Hebrews 5: Suffer-Able

We all suffer.

In fact we are all presently suffering, and will continue to suffer in perpetuity.

Be it a soured relationship, financial burden, serious injury, or even the internet not working; to suffer is to experience life on Earth. Regardless of our status, wealth, or righteousness, suffering remains inescapable. But that doesn’t mean our lives are hopeless.

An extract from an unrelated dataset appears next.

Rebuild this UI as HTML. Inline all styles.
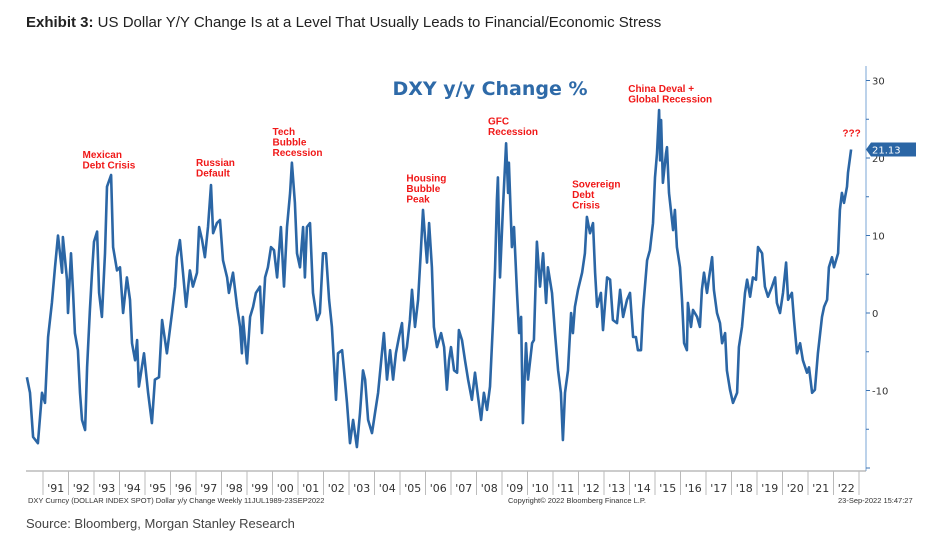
<!DOCTYPE html>
<html><head><meta charset="utf-8"><style>
body{margin:0;background:#fff;width:949px;height:540px;overflow:hidden;font-family:"Liberation Sans",sans-serif}
#hdr{position:absolute;left:26px;top:14px;font-size:15px;color:#222}
#src{position:absolute;left:26px;top:516px;font-size:13px;color:#444}
svg{position:absolute;left:0;top:0}
</style></head><body>
<div id="hdr"><b>Exhibit 3:</b> US Dollar Y/Y Change Is at a Level That Usually Leads to Financial/Economic Stress</div>
<div id="src">Source: Bloomberg, Morgan Stanley Research</div>
<svg id="chart" width="949" height="540"></svg>
<script>
const dates=[1990.37,1990.49,1990.61,1990.80,1990.96,1991.08,1991.20,1991.35,1991.47,1991.59,1991.75,1991.78,1991.94,1991.98,1992.10,1992.18,1992.25,1992.37,1992.45,1992.53,1992.65,1992.73,1992.84,1992.92,1993.00,1993.12,1993.20,1993.31,1993.43,1993.51,1993.67,1993.75,1993.90,1994.02,1994.14,1994.29,1994.41,1994.49,1994.61,1994.69,1994.76,1994.96,1995.12,1995.27,1995.39,1995.55,1995.67,1995.86,1996.06,1996.18,1996.25,1996.37,1996.49,1996.61,1996.76,1996.88,1997.04,1997.12,1997.24,1997.35,1997.47,1997.59,1997.67,1997.82,1997.94,1998.06,1998.22,1998.29,1998.45,1998.61,1998.73,1998.80,1998.84,1999.00,1999.12,1999.24,1999.35,1999.51,1999.59,1999.71,1999.82,1999.94,2000.06,2000.18,2000.33,2000.45,2000.57,2000.69,2000.76,2000.88,2000.96,2001.08,2001.20,2001.27,2001.35,2001.47,2001.59,2001.75,2001.86,2001.98,2002.10,2002.22,2002.33,2002.41,2002.49,2002.57,2002.73,2002.84,2002.92,2003.04,2003.16,2003.31,2003.43,2003.55,2003.63,2003.75,2003.90,2004.02,2004.14,2004.29,2004.37,2004.49,2004.61,2004.73,2004.84,2004.96,2005.08,2005.16,2005.27,2005.39,2005.47,2005.59,2005.71,2005.82,2005.90,2005.98,2006.06,2006.14,2006.25,2006.33,2006.45,2006.61,2006.73,2006.84,2006.92,2007.00,2007.12,2007.24,2007.31,2007.43,2007.55,2007.67,2007.82,2007.94,2008.06,2008.18,2008.29,2008.41,2008.53,2008.65,2008.73,2008.80,2008.84,2008.92,2009.04,2009.16,2009.24,2009.27,2009.39,2009.47,2009.59,2009.67,2009.75,2009.82,2009.94,2010.02,2010.18,2010.25,2010.37,2010.49,2010.61,2010.73,2010.80,2010.96,2011.08,2011.20,2011.31,2011.39,2011.47,2011.59,2011.71,2011.78,2011.86,2011.98,2012.14,2012.25,2012.33,2012.45,2012.57,2012.65,2012.73,2012.88,2012.96,2013.12,2013.24,2013.35,2013.51,2013.63,2013.75,2013.90,2014.02,2014.14,2014.25,2014.33,2014.45,2014.53,2014.69,2014.80,2014.92,2015.00,2015.08,2015.16,2015.20,2015.24,2015.31,2015.43,2015.47,2015.55,2015.71,2015.78,2015.86,2015.98,2016.06,2016.14,2016.25,2016.29,2016.41,2016.49,2016.65,2016.76,2016.84,2016.92,2017.04,2017.12,2017.24,2017.31,2017.43,2017.55,2017.63,2017.75,2017.82,2017.94,2018.06,2018.22,2018.29,2018.41,2018.53,2018.61,2018.73,2018.84,2018.96,2019.04,2019.20,2019.31,2019.43,2019.59,2019.71,2019.78,2019.90,2020.02,2020.14,2020.22,2020.37,2020.45,2020.57,2020.69,2020.80,2020.96,2021.04,2021.16,2021.27,2021.39,2021.55,2021.63,2021.75,2021.82,2021.94,2022.02,2022.18,2022.25,2022.33,2022.41,2022.53,2022.57,2022.69];
const values=[-8.3,-10.3,-16,-16.8,-10.3,-11.6,-3.1,1.3,5.9,10,5.2,9.8,4.3,0,7.7,2.6,-2.6,-4.8,-10.3,-13.8,-15.1,-7,0.4,5.2,9.2,10.5,2.6,-0.5,7.7,16.3,17.8,8.5,5.5,5.9,0,4.6,1.7,-3.9,-6.1,-3.5,-9.5,-5.2,-10.3,-14.2,-8.6,-8.3,-0.9,-5.2,0,3.4,7.2,9.4,5.2,0.8,5.5,3.4,5.2,11.1,9.4,7.2,11.1,16.5,10.3,11.6,12,6.8,4.6,2.6,5.2,0.8,-1.8,-5.2,-0.5,-6.5,-0.5,0.8,2.6,3.4,-2.6,4.6,5.9,8.5,8.1,4.6,11.1,3.4,11.1,15.5,19.4,14.2,7.7,5.9,11.1,4.6,11.1,11.6,2.6,-0.9,0,7.7,7.7,1.7,-1.8,-6.5,-11.2,-5.2,-4.8,-8.6,-11.6,-16.8,-13.8,-17.3,-12.9,-7.4,-8.6,-13.8,-15.5,-12.9,-10.3,-5.2,-2.6,-8.6,-4.8,-8.6,-5.2,-3.1,-1.3,-6.1,-4.4,-0.9,3,-1.8,1.7,8.1,13.3,9.8,6.5,11.6,5.9,-1.8,-4.4,-2.6,-4.4,-9.9,-6.1,-4.4,-7.4,-7.7,-2.2,-3.5,-6.1,-8.6,-11.2,-7.7,-10.8,-13.8,-10.3,-12.5,-9.5,-0.9,5.9,14.6,17.5,4.6,13.7,21.9,15.5,19.4,8.5,11.1,2.6,-2.6,-0.5,-14.2,-3.9,-8.6,-3.9,-3.5,9.2,3.4,7.7,1.3,5.9,2.6,-2.6,-7.4,-10.3,-16.4,-10.3,-7.4,0,-2.6,0.8,3,5.2,7.7,12.4,10.3,11.6,5.2,0.8,2.6,-2.2,4.6,4.3,-0.9,-1.3,3,-0.5,1.7,2.6,-3.1,-3.1,-4.8,-4.8,0.4,6.8,8.1,11.6,17.5,20.6,26.2,19.7,24.9,16.8,20.6,21.4,15.5,10.7,13.3,8.5,5.9,1.7,-3.9,-4.8,1.3,-1.8,0.4,-0.5,-1.8,3,5.2,2.6,4.6,7.2,3,0,-1.3,-3.9,-2.6,-7.4,-9.9,-11.6,-10.3,-4.4,-1.8,2.6,4.3,2.1,4.6,4.3,8.5,7.7,3.4,2.1,3.4,4.6,1.3,0,2.6,6.5,1.7,2.6,-0.9,-5.2,-3.9,-6.1,-7.7,-7,-10.3,-9.9,-5.2,-0.5,0.8,1.7,5.9,7.2,5.9,7.7,13.3,15.5,14.2,16.3,18.1,21.1];
const yTicks=[30,20,10,0,-10];
const yearLabels=["'91","'92","'93","'94","'95","'96","'97","'98","'99","'00","'01","'02","'03","'04","'05","'06","'07","'08","'09","'10","'11","'12","'13","'14","'15","'16","'17","'18","'19","'20","'21","'22"];
const annotations=[
 {t:["Mexican","Debt Crisis"],d:1992.55,v:20.0},
 {t:["Russian","Default"],d:1997.0,v:19.0},
 {t:["Tech","Bubble","Recession"],d:2000.0,v:23.0},
 {t:["Housing","Bubble","Peak"],d:2005.25,v:17.0},
 {t:["GFC","Recession"],d:2008.45,v:24.3},
 {t:["Sovereign","Debt","Crisis"],d:2011.75,v:16.2},
 {t:["China Deval +","Global Recession"],d:2013.95,v:28.5},
 {t:["???"],d:2022.35,v:22.8}
];
const NS="http://www.w3.org/2000/svg";
const svg=document.getElementById('chart');
const X=d=>43+(d-1991)*25.5;
const Y=v=>313-v*7.75;
function el(tag,attrs,parent){const e=document.createElementNS(NS,tag);for(const k in attrs)e.setAttribute(k,attrs[k]);(parent||svg).appendChild(e);return e;}
let t=el('text',{x:490,y:95,'text-anchor':'middle','font-size':19,'font-weight':'bold',fill:'#2e6aa8','font-family':'DejaVu Sans, sans-serif'});
t.textContent='DXY y/y Change %';
let ax=el('line',{x1:866,y1:66,x2:866,y2:471,stroke:'#7aa6d6','stroke-width':1});

for(let v=-20;v<=30;v+=5){let tk=el('line',{x1:866,x2:v%10===0?870:869,y1:Y(v),y2:Y(v),stroke:'#3b73b3','stroke-width':1});}
yTicks.forEach(v=>{let l=el('text',{x:872,y:Y(v)+4,'font-size':10,fill:'#333','font-family':'DejaVu Sans, sans-serif'});l.textContent=v;});
let bx=el('line',{x1:26,y1:471,x2:866,y2:471,stroke:'#999','stroke-width':1});

for(let i=0;i<=yearLabels.length;i++){let s=el('line',{x1:X(1991+i),x2:X(1991+i),y1:471,y2:495,stroke:'#bbb','stroke-width':1});}
yearLabels.forEach((lb,i)=>{let l=el('text',{x:X(1991+i+0.5),y:492,'text-anchor':'middle','font-size':11,fill:'#333','font-family':'DejaVu Sans, sans-serif'});l.textContent=lb;});
let f1=el('text',{x:28,y:503,'font-size':7.5,fill:'#333','font-family':'Liberation Sans, sans-serif'});f1.textContent='DXY Curncy (DOLLAR INDEX SPOT) Dollar y/y Change  Weekly 11JUL1989-23SEP2022';
let f2=el('text',{x:508,y:503,'font-size':7.5,fill:'#333','font-family':'Liberation Sans, sans-serif'});f2.textContent='Copyright© 2022 Bloomberg Finance L.P.';
let f3=el('text',{x:838,y:503,'font-size':7.5,fill:'#333','font-family':'Liberation Sans, sans-serif'});f3.textContent='23-Sep-2022 15:47:27';
let d=dates.map((x,i)=>(i?'L':'M')+X(x).toFixed(1)+' '+Y(values[i]).toFixed(1)).join(' ');
let p=el('path',{d:d,fill:'none',stroke:'#2b66a5','stroke-width':2.6,'stroke-linejoin':'round'});

const lastV=values[values.length-1];
let lb=el('path',{d:`M866 ${Y(lastV)} L871 ${Y(lastV)-7} L916 ${Y(lastV)-7} L916 ${Y(lastV)+7} L871 ${Y(lastV)+7} Z`,fill:'#2b66a5'});

let lt=el('text',{x:872,y:Y(lastV)+4,'font-size':10,fill:'#fff','font-family':'DejaVu Sans, sans-serif'});
lt.textContent='21.13';
annotations.forEach(a=>{let g=el('text',{x:X(a.d),y:Y(a.v),'font-size':10,'font-weight':'bold',fill:'#f01818','font-family':'Liberation Sans, sans-serif'});
a.t.forEach((s,i)=>{let ts=el('tspan',{x:X(a.d),dy:i?10.5:0},g);ts.textContent=s;});});
</script>
</body></html>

For suffering yields something. Untested our immune systems are fragile and susceptible, but with time and exposure we can develop robust and resilient responses that protect us. Similarly, the only way to develop muscle is to tear down the previous muscle so the body can build back a stronger replacement. Suffering similarly enables us to better navigate life by compelling us to draw closer to both God and Community in our despondency. For absent circumstances beyond our control and understanding, we will not search for wisdom beyond our control and understanding.

God had every option as to how insert Jesus into this World. The most creative being in history who designed everything from the duck-billed platypus to the solar system certainly possessed the intellectual horsepower to conjure up any manner of mechanisms for Jesus’ arrival on Earth. Yet he chose to give him a helpless and humble beginning and start as a baby. To eek out a meager existence as a child to a young tradesman and his new wife. For God deliberately selected Jesus’ vantage point knowing He would fully experience the struggle that is life from inception onward.

Like the rest of the life of Jesus, He lived this as a model for us to follow. For Jesus didn’t opt out of the suffering or retreat from the moment, but embraced it and drove forward knowing what was to come.

Though he was God’s son, he learned trusting obedience by what he suffered, just as we do.
— Hebrews 5:8

We then are charged to do the same. Not to shy away from adversity and suffering but to lean in and embrace it. For what comes from it is what makes real progress possible.

If we can avoid the temptation to turn inward when adversity strikes, and instead accept that we need God and others to help us navigate our current challenges, we too can make progress. Maybe it's time to stop trying to go it alone and to embrace the resources all around us.